Your objective:
Skip the pictures and quote all of the lines exactly.

Collected material:
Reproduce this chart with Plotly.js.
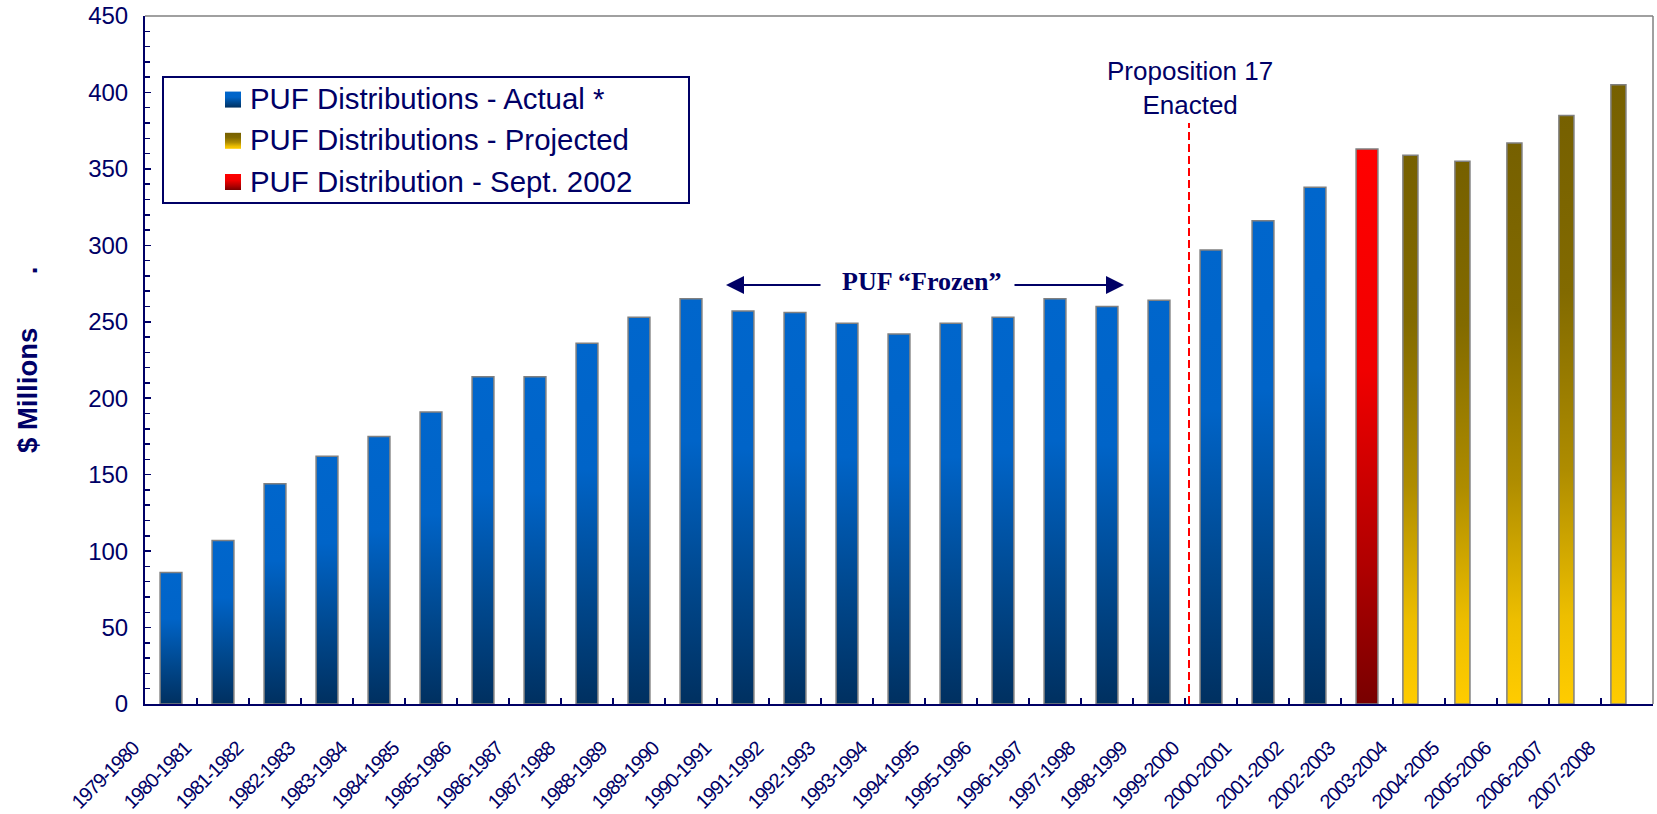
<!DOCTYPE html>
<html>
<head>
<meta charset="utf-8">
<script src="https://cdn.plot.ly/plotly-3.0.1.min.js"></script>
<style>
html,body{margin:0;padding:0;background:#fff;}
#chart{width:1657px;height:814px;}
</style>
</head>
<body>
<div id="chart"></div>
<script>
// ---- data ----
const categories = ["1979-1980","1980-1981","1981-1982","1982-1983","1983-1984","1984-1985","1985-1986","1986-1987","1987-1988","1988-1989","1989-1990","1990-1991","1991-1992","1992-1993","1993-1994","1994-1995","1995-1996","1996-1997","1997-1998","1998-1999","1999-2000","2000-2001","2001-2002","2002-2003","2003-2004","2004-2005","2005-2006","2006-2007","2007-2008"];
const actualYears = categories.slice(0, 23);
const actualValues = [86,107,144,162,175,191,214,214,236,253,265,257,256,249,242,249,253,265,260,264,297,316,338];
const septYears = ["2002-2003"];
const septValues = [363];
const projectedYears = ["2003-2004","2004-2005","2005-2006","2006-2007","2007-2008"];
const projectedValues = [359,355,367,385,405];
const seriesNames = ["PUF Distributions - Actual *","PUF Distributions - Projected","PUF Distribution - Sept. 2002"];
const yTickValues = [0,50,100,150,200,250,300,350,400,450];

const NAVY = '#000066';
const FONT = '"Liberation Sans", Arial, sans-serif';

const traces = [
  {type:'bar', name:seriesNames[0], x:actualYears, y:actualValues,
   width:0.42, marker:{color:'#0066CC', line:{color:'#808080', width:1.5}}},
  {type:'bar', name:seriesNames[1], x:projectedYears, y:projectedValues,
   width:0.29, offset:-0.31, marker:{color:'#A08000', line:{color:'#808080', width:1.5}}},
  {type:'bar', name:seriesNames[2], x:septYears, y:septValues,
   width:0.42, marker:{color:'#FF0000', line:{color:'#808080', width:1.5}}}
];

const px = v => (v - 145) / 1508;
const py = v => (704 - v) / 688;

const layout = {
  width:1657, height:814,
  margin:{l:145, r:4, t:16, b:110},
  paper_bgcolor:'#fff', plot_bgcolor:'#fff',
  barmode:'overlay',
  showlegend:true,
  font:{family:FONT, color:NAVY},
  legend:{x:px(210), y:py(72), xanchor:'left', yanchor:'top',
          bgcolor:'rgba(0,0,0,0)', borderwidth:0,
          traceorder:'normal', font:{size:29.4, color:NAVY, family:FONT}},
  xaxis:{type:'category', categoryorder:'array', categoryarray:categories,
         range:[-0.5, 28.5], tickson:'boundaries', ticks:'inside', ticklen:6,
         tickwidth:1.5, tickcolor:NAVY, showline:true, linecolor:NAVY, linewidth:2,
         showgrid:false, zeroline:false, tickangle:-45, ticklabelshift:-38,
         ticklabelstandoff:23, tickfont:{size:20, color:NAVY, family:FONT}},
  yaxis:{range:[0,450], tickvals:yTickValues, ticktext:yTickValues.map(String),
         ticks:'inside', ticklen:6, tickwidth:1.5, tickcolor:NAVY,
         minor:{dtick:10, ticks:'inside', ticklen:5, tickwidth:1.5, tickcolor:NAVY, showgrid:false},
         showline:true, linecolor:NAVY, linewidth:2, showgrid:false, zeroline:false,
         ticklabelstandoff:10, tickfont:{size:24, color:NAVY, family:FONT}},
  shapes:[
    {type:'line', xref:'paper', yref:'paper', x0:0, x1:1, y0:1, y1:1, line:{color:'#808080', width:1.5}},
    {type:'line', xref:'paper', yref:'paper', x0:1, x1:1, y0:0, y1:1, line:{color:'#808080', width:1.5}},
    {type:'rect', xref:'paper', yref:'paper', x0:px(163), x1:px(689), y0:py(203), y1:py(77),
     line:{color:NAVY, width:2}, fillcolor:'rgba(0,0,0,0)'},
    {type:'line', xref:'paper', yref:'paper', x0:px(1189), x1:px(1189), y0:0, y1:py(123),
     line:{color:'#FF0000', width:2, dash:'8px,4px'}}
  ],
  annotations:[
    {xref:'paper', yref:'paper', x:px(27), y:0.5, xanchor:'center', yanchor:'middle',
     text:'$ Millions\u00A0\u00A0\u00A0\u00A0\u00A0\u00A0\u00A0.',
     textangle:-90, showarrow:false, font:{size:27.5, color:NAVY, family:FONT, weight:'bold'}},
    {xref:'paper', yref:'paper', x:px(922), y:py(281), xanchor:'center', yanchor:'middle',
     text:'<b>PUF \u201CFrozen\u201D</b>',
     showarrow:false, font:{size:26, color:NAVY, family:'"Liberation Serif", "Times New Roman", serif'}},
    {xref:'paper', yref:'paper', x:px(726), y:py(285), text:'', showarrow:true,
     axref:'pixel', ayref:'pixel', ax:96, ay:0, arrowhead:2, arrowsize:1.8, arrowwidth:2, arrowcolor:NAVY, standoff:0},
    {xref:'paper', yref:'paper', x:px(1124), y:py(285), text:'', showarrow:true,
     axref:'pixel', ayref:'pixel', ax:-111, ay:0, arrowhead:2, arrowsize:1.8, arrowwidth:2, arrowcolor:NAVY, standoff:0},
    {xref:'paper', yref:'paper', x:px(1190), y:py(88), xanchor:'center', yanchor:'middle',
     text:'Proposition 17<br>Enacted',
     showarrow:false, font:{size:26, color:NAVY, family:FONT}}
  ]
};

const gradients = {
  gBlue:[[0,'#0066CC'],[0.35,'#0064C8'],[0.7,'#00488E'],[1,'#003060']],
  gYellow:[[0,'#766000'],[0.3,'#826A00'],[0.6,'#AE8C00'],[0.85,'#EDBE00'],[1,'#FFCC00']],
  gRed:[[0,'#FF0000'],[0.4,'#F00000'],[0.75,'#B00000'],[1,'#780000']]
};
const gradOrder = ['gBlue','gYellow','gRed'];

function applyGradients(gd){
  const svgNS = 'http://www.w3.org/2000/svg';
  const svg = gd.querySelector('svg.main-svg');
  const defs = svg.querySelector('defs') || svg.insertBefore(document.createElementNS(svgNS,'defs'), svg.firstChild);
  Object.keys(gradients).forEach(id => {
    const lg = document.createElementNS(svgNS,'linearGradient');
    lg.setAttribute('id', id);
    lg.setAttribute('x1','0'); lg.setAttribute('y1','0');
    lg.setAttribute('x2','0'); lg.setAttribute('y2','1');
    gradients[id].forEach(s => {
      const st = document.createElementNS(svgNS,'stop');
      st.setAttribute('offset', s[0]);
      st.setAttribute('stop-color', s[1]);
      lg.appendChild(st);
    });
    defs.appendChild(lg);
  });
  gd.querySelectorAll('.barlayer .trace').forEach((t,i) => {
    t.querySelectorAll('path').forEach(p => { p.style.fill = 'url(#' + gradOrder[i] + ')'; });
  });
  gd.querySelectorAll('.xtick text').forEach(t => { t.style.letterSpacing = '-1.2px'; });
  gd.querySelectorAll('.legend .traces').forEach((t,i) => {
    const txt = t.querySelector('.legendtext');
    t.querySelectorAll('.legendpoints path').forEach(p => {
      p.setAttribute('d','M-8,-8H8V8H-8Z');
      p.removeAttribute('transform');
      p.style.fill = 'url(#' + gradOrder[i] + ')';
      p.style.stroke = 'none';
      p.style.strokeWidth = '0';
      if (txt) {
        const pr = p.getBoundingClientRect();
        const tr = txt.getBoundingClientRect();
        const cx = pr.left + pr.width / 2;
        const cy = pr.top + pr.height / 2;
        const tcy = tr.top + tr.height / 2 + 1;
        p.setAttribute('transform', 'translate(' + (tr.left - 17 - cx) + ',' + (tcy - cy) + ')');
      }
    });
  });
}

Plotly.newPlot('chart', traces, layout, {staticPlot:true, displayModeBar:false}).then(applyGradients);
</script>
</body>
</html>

Expected answer:
Reproduce this chart with Plotly.js.
<!DOCTYPE html>
<html>
<head>
<meta charset="utf-8">
<script src="https://cdn.plot.ly/plotly-3.0.1.min.js"></script>
<style>
html,body{margin:0;padding:0;background:#fff;}
#chart{width:1657px;height:814px;}
</style>
</head>
<body>
<div id="chart"></div>
<script>
// ---- data ----
const categories = ["1979-1980","1980-1981","1981-1982","1982-1983","1983-1984","1984-1985","1985-1986","1986-1987","1987-1988","1988-1989","1989-1990","1990-1991","1991-1992","1992-1993","1993-1994","1994-1995","1995-1996","1996-1997","1997-1998","1998-1999","1999-2000","2000-2001","2001-2002","2002-2003","2003-2004","2004-2005","2005-2006","2006-2007","2007-2008"];
const actualYears = categories.slice(0, 23);
const actualValues = [86,107,144,162,175,191,214,214,236,253,265,257,256,249,242,249,253,265,260,264,297,316,338];
const septYears = ["2002-2003"];
const septValues = [363];
const projectedYears = ["2003-2004","2004-2005","2005-2006","2006-2007","2007-2008"];
const projectedValues = [359,355,367,385,405];
const seriesNames = ["PUF Distributions - Actual *","PUF Distributions - Projected","PUF Distribution - Sept. 2002"];
const yTickValues = [0,50,100,150,200,250,300,350,400,450];

const NAVY = '#000066';
const FONT = '"Liberation Sans", Arial, sans-serif';

const traces = [
  {type:'bar', name:seriesNames[0], x:actualYears, y:actualValues,
   width:0.42, marker:{color:'#0066CC', line:{color:'#808080', width:1.5}}},
  {type:'bar', name:seriesNames[1], x:projectedYears, y:projectedValues,
   width:0.29, offset:-0.31, marker:{color:'#A08000', line:{color:'#808080', width:1.5}}},
  {type:'bar', name:seriesNames[2], x:septYears, y:septValues,
   width:0.42, marker:{color:'#FF0000', line:{color:'#808080', width:1.5}}}
];

const px = v => (v - 145) / 1508;
const py = v => (704 - v) / 688;

const layout = {
  width:1657, height:814,
  margin:{l:145, r:4, t:16, b:110},
  paper_bgcolor:'#fff', plot_bgcolor:'#fff',
  barmode:'overlay',
  showlegend:true,
  font:{family:FONT, color:NAVY},
  legend:{x:px(210), y:py(72), xanchor:'left', yanchor:'top',
          bgcolor:'rgba(0,0,0,0)', borderwidth:0,
          traceorder:'normal', font:{size:29.4, color:NAVY, family:FONT}},
  xaxis:{type:'category', categoryorder:'array', categoryarray:categories,
         range:[-0.5, 28.5], tickson:'boundaries', ticks:'inside', ticklen:6,
         tickwidth:1.5, tickcolor:NAVY, showline:true, linecolor:NAVY, linewidth:2,
         showgrid:false, zeroline:false, tickangle:-45, ticklabelshift:-38,
         ticklabelstandoff:23, tickfont:{size:20, color:NAVY, family:FONT}},
  yaxis:{range:[0,450], tickvals:yTickValues, ticktext:yTickValues.map(String),
         ticks:'inside', ticklen:6, tickwidth:1.5, tickcolor:NAVY,
         minor:{dtick:10, ticks:'inside', ticklen:5, tickwidth:1.5, tickcolor:NAVY, showgrid:false},
         showline:true, linecolor:NAVY, linewidth:2, showgrid:false, zeroline:false,
         ticklabelstandoff:10, tickfont:{size:24, color:NAVY, family:FONT}},
  shapes:[
    {type:'line', xref:'paper', yref:'paper', x0:0, x1:1, y0:1, y1:1, line:{color:'#808080', width:1.5}},
    {type:'line', xref:'paper', yref:'paper', x0:1, x1:1, y0:0, y1:1, line:{color:'#808080', width:1.5}},
    {type:'rect', xref:'paper', yref:'paper', x0:px(163), x1:px(689), y0:py(203), y1:py(77),
     line:{color:NAVY, width:2}, fillcolor:'rgba(0,0,0,0)'},
    {type:'line', xref:'paper', yref:'paper', x0:px(1189), x1:px(1189), y0:0, y1:py(123),
     line:{color:'#FF0000', width:2, dash:'8px,4px'}}
  ],
  annotations:[
    {xref:'paper', yref:'paper', x:px(27), y:0.5, xanchor:'center', yanchor:'middle',
     text:'$ Millions\u00A0\u00A0\u00A0\u00A0\u00A0\u00A0\u00A0.',
     textangle:-90, showarrow:false, font:{size:27.5, color:NAVY, family:FONT, weight:'bold'}},
    {xref:'paper', yref:'paper', x:px(922), y:py(281), xanchor:'center', yanchor:'middle',
     text:'<b>PUF \u201CFrozen\u201D</b>',
     showarrow:false, font:{size:26, color:NAVY, family:'"Liberation Serif", "Times New Roman", serif'}},
    {xref:'paper', yref:'paper', x:px(726), y:py(285), text:'', showarrow:true,
     axref:'pixel', ayref:'pixel', ax:96, ay:0, arrowhead:2, arrowsize:1.8, arrowwidth:2, arrowcolor:NAVY, standoff:0},
    {xref:'paper', yref:'paper', x:px(1124), y:py(285), text:'', showarrow:true,
     axref:'pixel', ayref:'pixel', ax:-111, ay:0, arrowhead:2, arrowsize:1.8, arrowwidth:2, arrowcolor:NAVY, standoff:0},
    {xref:'paper', yref:'paper', x:px(1190), y:py(88), xanchor:'center', yanchor:'middle',
     text:'Proposition 17<br>Enacted',
     showarrow:false, font:{size:26, color:NAVY, family:FONT}}
  ]
};

const gradients = {
  gBlue:[[0,'#0066CC'],[0.35,'#0064C8'],[0.7,'#00488E'],[1,'#003060']],
  gYellow:[[0,'#766000'],[0.3,'#826A00'],[0.6,'#AE8C00'],[0.85,'#EDBE00'],[1,'#FFCC00']],
  gRed:[[0,'#FF0000'],[0.4,'#F00000'],[0.75,'#B00000'],[1,'#780000']]
};
const gradOrder = ['gBlue','gYellow','gRed'];

function applyGradients(gd){
  const svgNS = 'http://www.w3.org/2000/svg';
  const svg = gd.querySelector('svg.main-svg');
  const defs = svg.querySelector('defs') || svg.insertBefore(document.createElementNS(svgNS,'defs'), svg.firstChild);
  Object.keys(gradients).forEach(id => {
    const lg = document.createElementNS(svgNS,'linearGradient');
    lg.setAttribute('id', id);
    lg.setAttribute('x1','0'); lg.setAttribute('y1','0');
    lg.setAttribute('x2','0'); lg.setAttribute('y2','1');
    gradients[id].forEach(s => {
      const st = document.createElementNS(svgNS,'stop');
      st.setAttribute('offset', s[0]);
      st.setAttribute('stop-color', s[1]);
      lg.appendChild(st);
    });
    defs.appendChild(lg);
  });
  gd.querySelectorAll('.barlayer .trace').forEach((t,i) => {
    t.querySelectorAll('path').forEach(p => { p.style.fill = 'url(#' + gradOrder[i] + ')'; });
  });
  gd.querySelectorAll('.xtick text').forEach(t => { t.style.letterSpacing = '-1.2px'; });
  gd.querySelectorAll('.legend .traces').forEach((t,i) => {
    const txt = t.querySelector('.legendtext');
    t.querySelectorAll('.legendpoints path').forEach(p => {
      p.setAttribute('d','M-8,-8H8V8H-8Z');
      p.removeAttribute('transform');
      p.style.fill = 'url(#' + gradOrder[i] + ')';
      p.style.stroke = 'none';
      p.style.strokeWidth = '0';
      if (txt) {
        const pr = p.getBoundingClientRect();
        const tr = txt.getBoundingClientRect();
        const cx = pr.left + pr.width / 2;
        const cy = pr.top + pr.height / 2;
        const tcy = tr.top + tr.height / 2 + 1;
        p.setAttribute('transform', 'translate(' + (tr.left - 17 - cx) + ',' + (tcy - cy) + ')');
      }
    });
  });
}

Plotly.newPlot('chart', traces, layout, {staticPlot:true, displayModeBar:false}).then(applyGradients);
</script>
</body>
</html>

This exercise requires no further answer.